Mimpi Indah “Ghibli AI” Bersemi, Tapi Bayangan Miyazaki Mengintai: Siapakah yang Berhak Atas Keajaiban Ini?

Studio Ghibli Inpired Character

Coba pikirkan: Anda mengunggah foto biasa, lalu dalam sekejap, foto itu bermetamorfosis menjadi adegan magis yang seolah-olah diambil langsung dari film Studio Ghibli favorit Anda. Fenomena “Ghibli-fied” yang didukung kecerdasan buatan (AI) ini memang memukau, membanjiri linimasa dengan sentuhan kehangatan dan keajaiban khas Miyazaki. Namun, di balik kekaguman ini, sebuah pertanyaan mendalam mengusik: apakah “keajaiban” yang diciptakan AI ini benar-benar sebuah perayaan, atau justru sebuah pengkhianatan terhadap visi dan prinsip seorang maestro seperti Hayao Miyazaki?

Studio Ghibli, di bawah nahkoda visioner Miyazaki, telah menenun mimpi-mimpi indah melalui animasi selama beberapa dekade. Gaya visual mereka bukan sekadar estetika; ia adalah representasi dari nilai-nilai, emosi, dan pandangan dunia yang unik. Setiap detail dalam karya Ghibli adalah hasil dari dedikasi, keahlian tangan, dan sentuhan jiwa para animator. Kekhasan inilah yang membuat film-film mereka bukan hanya tontonan, tetapi juga warisan budaya yang tak ternilai harganya.

Kini, dengan kemunculan AI yang mampu meniru gaya ini dengan begitu piawai, batas antara inspirasi dan imitasi menjadi kabur. Apakah penggunaan AI untuk menciptakan gambar bergaya Ghibli merupakan bentuk apresiasi yang kreatif, ataukah sebuah eksploitasi tanpa izin atas kekayaan intelektual yang telah dibangun dengan susah payah?

Ingatkah Anda akan pandangan keras Hayao Miyazaki terhadap AI? Sosok yang identik dengan magisnya dunia Ghibli ini justru memiliki pandangan yang sangat skeptis, bahkan cenderung menolak mentah-mentah peran AI dalam seni. Baginya, seni sejati adalah cerminan dari jiwa manusia, sesuatu yang tidak mungkin direplikasi oleh mesin.

Pernyataan pedas Miyazaki pada tahun 2016, saat menyaksikan demonstrasi AI, masih terngiang hingga kini. Ia merasa “terhina” melihat upaya AI meniru kehidupan tanpa memahami esensinya. Kata-katanya yang tegas, “Saya tidak akan pernah menerapkan teknologi seperti ini (AI) ke karya-karya saya. Saya pikir teknologi AI ini adalah penghinaan terhadap kehidupan dan seni,” menjadi peringatan keras akan bahaya dehumanisasi dalam proses kreatif.

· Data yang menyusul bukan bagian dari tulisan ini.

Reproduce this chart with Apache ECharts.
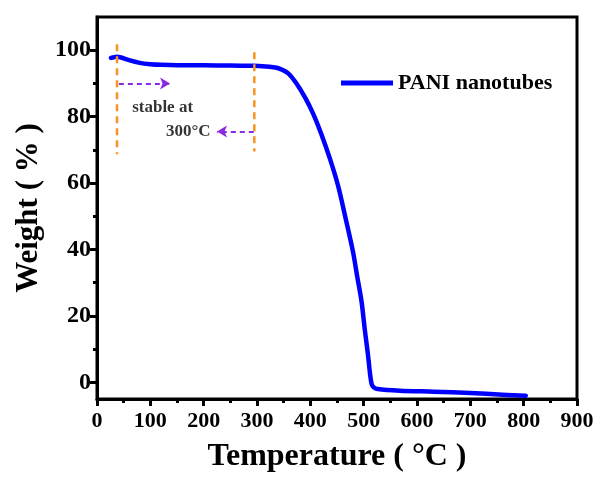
<!DOCTYPE html>
<html>
<head>
<meta charset="utf-8">
<script src="https://cdn.jsdelivr.net/npm/echarts@6/dist/echarts.min.js"></script>
<style>
html,body{margin:0;padding:0;background:#fff;}
#c{width:598px;height:478px;}
</style>
</head>
<body>
<div id="c"></div>
<script>
// ---- data ----
var temps = [26, 32, 37, 45, 60, 80, 100, 121, 150, 200, 250, 290, 310, 334, 343, 358, 374, 390, 405, 420, 437, 452, 466, 480, 488, 496, 502, 506, 509, 512, 515, 519, 526, 568, 631, 700, 760, 804];
var weights = [97.7, 97.9, 98.0, 97.8, 97.0, 96.2, 95.8, 95.6, 95.5, 95.5, 95.4, 95.3, 95.2, 94.8, 94.4, 93.1, 90.0, 85.8, 81.0, 75.0, 67.2, 59.2, 49.5, 39.3, 31.8, 24.4, 16.0, 11.0, 7.0, 2.5, -0.5, -1.5, -2.0, -2.5, -2.8, -3.2, -3.7, -4.0];
var seriesName = 'PANI nanotubes';

var xTicks = [0, 100, 200, 300, 400, 500, 600, 700, 800, 900];
var yTicks = [0, 20, 40, 60, 80, 100];
var yMinorTicks = [10, 30, 50, 70, 90];

// annotation guides (data coordinates)
var guide1X = [37.5, 37.5], guide1Y = [101.8, 68.7];
var guide2X = [295, 295], guide2Y = [99.4, 69.5];
var arrow1From = [41, 90], arrow1To = [137, 90];
var arrow2From = [294, 75.5], arrow2To = [225, 75.5];
var noteTexts = ['stable at', '300°C'];
var notePos = [[123, 82.7], [171, 75.4]];

var FONT = '"Liberation Serif", "Times New Roman", serif';

var chart = echarts.init(document.getElementById('c'), null, {renderer: 'canvas'});

function zip(a, b) { return a.map(function (v, i) { return [v, b[i]]; }); }

var option = {
  animation: false,
  backgroundColor: '#fff',
  grid: {left: 97, right: 21, top: 17, bottom: 76, show: true, borderColor: '#000', borderWidth: 3, backgroundColor: 'transparent'},
  legend: {
    data: [{name: seriesName, icon: 'rect'}],
    left: 341, top: 72, padding: 0,
    itemWidth: 52, itemHeight: 5, itemGap: 5,
    textStyle: {fontFamily: FONT, fontWeight: 'bold', fontSize: 22, color: '#000'}
  },
  xAxis: {
    type: 'value', min: 0, max: 900, interval: 100,
    name: 'Temperature ( °C )', nameLocation: 'middle', nameGap: 42,
    nameTextStyle: {fontFamily: FONT, fontWeight: 'bold', fontSize: 32, color: '#000'},
    axisLine: {show: true, onZero: false, lineStyle: {color: '#000', width: 3}},
    axisTick: {show: true, inside: false, length: 7, lineStyle: {color: '#000', width: 3}},
    minorTick: {show: true, splitNumber: 2, length: 4, lineStyle: {color: '#000', width: 3}},
    splitLine: {show: false},
    axisLabel: {margin: 11, fontFamily: FONT, fontWeight: 'bold', fontSize: 22, color: '#000'}
  },
  yAxis: [{
    type: 'value', min: -5, max: 110,
    name: 'Weight ( % )', nameLocation: 'middle', nameGap: 52, nameRotate: 90,
    nameTextStyle: {fontFamily: FONT, fontWeight: 'bold', fontSize: 31, color: '#000'},
    axisLine: {show: true, onZero: false, lineStyle: {color: '#000', width: 3}},
    axisTick: {show: true, length: 7, customValues: yTicks, lineStyle: {color: '#000', width: 3}},
    splitLine: {show: false},
    axisLabel: {margin: 6, customValues: yTicks, fontFamily: FONT, fontWeight: 'bold', fontSize: 24, color: '#000'}
  }, {
    type: 'value', min: -5, max: 110, position: 'left',
    axisLine: {show: false, onZero: false},
    axisTick: {show: true, length: 4, customValues: yMinorTicks, lineStyle: {color: '#000', width: 3}},
    splitLine: {show: false},
    axisLabel: {show: false}
  }],
  series: [
    {
      name: seriesName, type: 'line', data: zip(temps, weights),
      symbol: 'none', smooth: 0.3,
      lineStyle: {color: '#0000ff', width: 4.5, cap: 'round', join: 'round'},
      itemStyle: {color: '#0000ff'}, z: 5
    },
    {
      name: 'g1', type: 'line', data: zip(guide1X, guide1Y), symbol: 'none', silent: true,
      lineStyle: {color: '#f7931e', width: 2.5, type: [7, 5]}, z: 6
    },
    {
      name: 'g2', type: 'line', data: zip(guide2X, guide2Y), symbol: 'none', silent: true,
      lineStyle: {color: '#f7931e', width: 2.5, type: [7, 5]}, z: 6
    },
    {
      name: 'arrows', type: 'line', data: [], symbol: 'none', silent: true,
      markLine: {
        silent: true, animation: false,
        symbol: ['none', 'arrow'], symbolSize: [9, 10],
        label: {show: false},
        lineStyle: {color: '#8a2be2', width: 2, type: [5, 4]},
        data: [
          [{coord: arrow1From}, {coord: arrow1To}],
          [{coord: arrow2From}, {coord: arrow2To}]
        ]
      }
    },
    {
      name: 'notes', type: 'scatter', silent: true, symbolSize: 1,
      itemStyle: {color: 'rgba(0,0,0,0)'},
      data: notePos.map(function (p, i) { return {value: p, name: noteTexts[i]}; }),
      label: {
        show: true, position: 'inside', formatter: function (p) { return p.name; },
        fontFamily: FONT, fontWeight: 'bold', fontSize: 17, color: '#000', align: 'center', verticalAlign: 'middle'
      }
    }
  ]
};
chart.setOption(option);
</script>
</body>
</html>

Kini, ironisnya, AI justru “menghidupkan” kembali gaya visual yang sangat ia cintai, namun dengan cara yang mungkin bertentangan dengan keyakinannya. Tren “Ghibli AI” memicu perdebatan sengit mengenai etika penggunaan AI dalam seni, batasan hak cipta di era digital, dan nilai otentisitas sebuah karya.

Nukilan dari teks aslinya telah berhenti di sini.